The physical design of the character has a more literal sense of mentioned timelessness, implying that this creature has been around for centuries, but knows to lure children all you need is a goofy outfit and a big smile. Or clowns have always been creepy no matter what the era. Especially if they drool on you.
It is a great start for this Halloween season. With any luck, I’ll be seeing mother! next.
Remember that amazing “Don’t Stop Me Now” sequence from Shaun of the Dead?
If it’s been a while, here’s a refresher:
Now if you take that and mix it with this Mint Royale video, then stretch it out for about two hours, you get Baby Driver in a nutshell.
To break it down, after a run-in with a kingpin called Doc (Kevin Spacey), Baby (Ansel Elgort) is a reluctant driver for a small crime syndicate. Alas, as soon as things start going a little too well for Baby, a new player named Bats (Jamie Foxx) joins the crew, and it all descends into a high-octane venture of guts and gunplay.
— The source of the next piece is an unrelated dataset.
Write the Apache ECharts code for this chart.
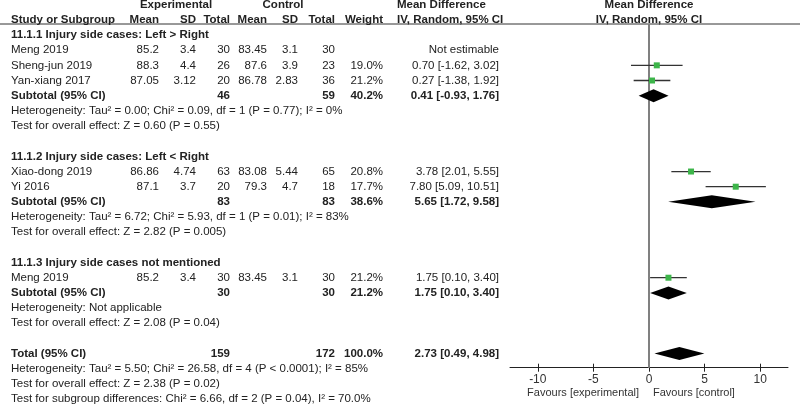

From start to finish, I was completely entertained and intrigued: Baby Driver is a visual salad consisting of coordination and references (worth re-watching for), complete with a killer soundtrack to oomph every beat.
I immediately bought the soundtrack after seeing this movie, and plan on keeping it in my car for a very long time. This movie was made with such precision and love for music and tempo – I’d be amazed if this isn’t up for an Oscar for editing alone. Edgar Wright is no stranger to clever beats, but to have the characters move in time with the soundtrack – it’s just so cool.
However, there is something that bothers me a lot. Not just that Baby had both the best and worst luck at any given moment (how did Buddy not die the first time!?), nor that Debora was a casual manic-pixie-dreamgirl.
It’s just, how in the world, considering Doc’s shrewd meticulousness, would he EVER want to work with Bats again? Additionally, why wouldn’t Doc mention that they were meeting with crooked cops? Would it have been such a risk to inform them beforehand? Also, considering Baby’s literal life of crime and socio-economic status, I think it goes without saying that he got off way too easily in the end.
Albeit, this is the world of action movies, and sometimes you have to remember that some things just happen because the plot says so. Nit-picks and plot-holes aside, Baby Driver is still an incredibly entertaining, original film with its own merits.